Martin Acuña1, Carlos Paredes2, William López3, Juan Tacuri*

1Servicio de Cirugía Vascular, Hospital IESS Quito Sur, Quito, Ecuador.
2Servicio de Nefrología, Hospital IESS Quito Sur, Quito, Ecuador.
3Servicio de Nefrología, Hospital IESS Quito Sur, Quito, Ecuador

*Corresponding author

*Tacuri J, Servicio de Cirugía Vascular, Hospital IESS Quito Sur, Pontificia Universidad Católica del Ecuador,
Quito – Ecuador. `

A 74-year-old male patient, diabetic, hypertensive, with severe heart disease, with chronic kidney disease in three-week dialysis treatment, a tunneled catheter for hemodialysis is placed in the left internal jugular vein, however, when performing his control in the chest X-ray (Image A), it is observed that the catheter takes a direction towards the left side of the heart, the patient was asymptomatic and with normal vital signs; An angiotomography was requested (Image B, C) in which the presence of an anatomical variant consisting of the persistence of the Left Superior Vena Cava, type IIIa in which there is the presence of the two superior vena cavas with connection of the persistent left superior vena cava with the right superior vena cava. This anatomical variant is due to the failure to obliterate the left anterior cardinal vein, which results in the persistence of the left superior vena cava (LSVC). This abnormal vein derives from the left anterior cardinal vein and the common cardinal veins. The coronary sinus is dilated and serves as the conduit between the LSVC and the right atrium, and the frequency is about 0.3% to 0.5% a world level (1). The patient is currently receiving hemodialysis sessions through said catheter without inconvenience, it is worth mentioning that the patient is not eligible for the creation of an arteriovenous fistula.

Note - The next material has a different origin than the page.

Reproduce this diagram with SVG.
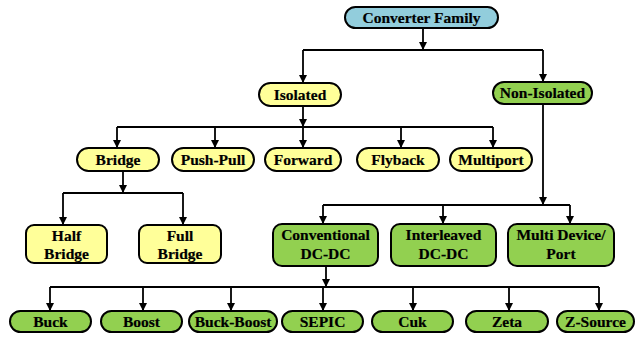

Keywords:  Anatomic Variation, Venae Cavae, Diagnostic Imaging.

Figure 1 : Simple chest X-ray after placing the tunneled catheter.

Figure 2:  Angiotomography, cross section, showing the union of both superior venae cavae in the sinus

Figure 3: Angiotomography, coronal cut, shows the anatomical distribution of the persistence of the left superior vena cava type IIIa.

Conflict of Interest: No conflict of interest was declared by the authors.


  1. Motta-Leal-Filho JM, Motta CA, Pilan BF, Affonso BB. Persistent left superior vena cava. Ann Thorac Surg. 2014 Apr;97(4):1453. doi: 10.1016/j.athoracsur.2013.08.072. PMID: 24694433.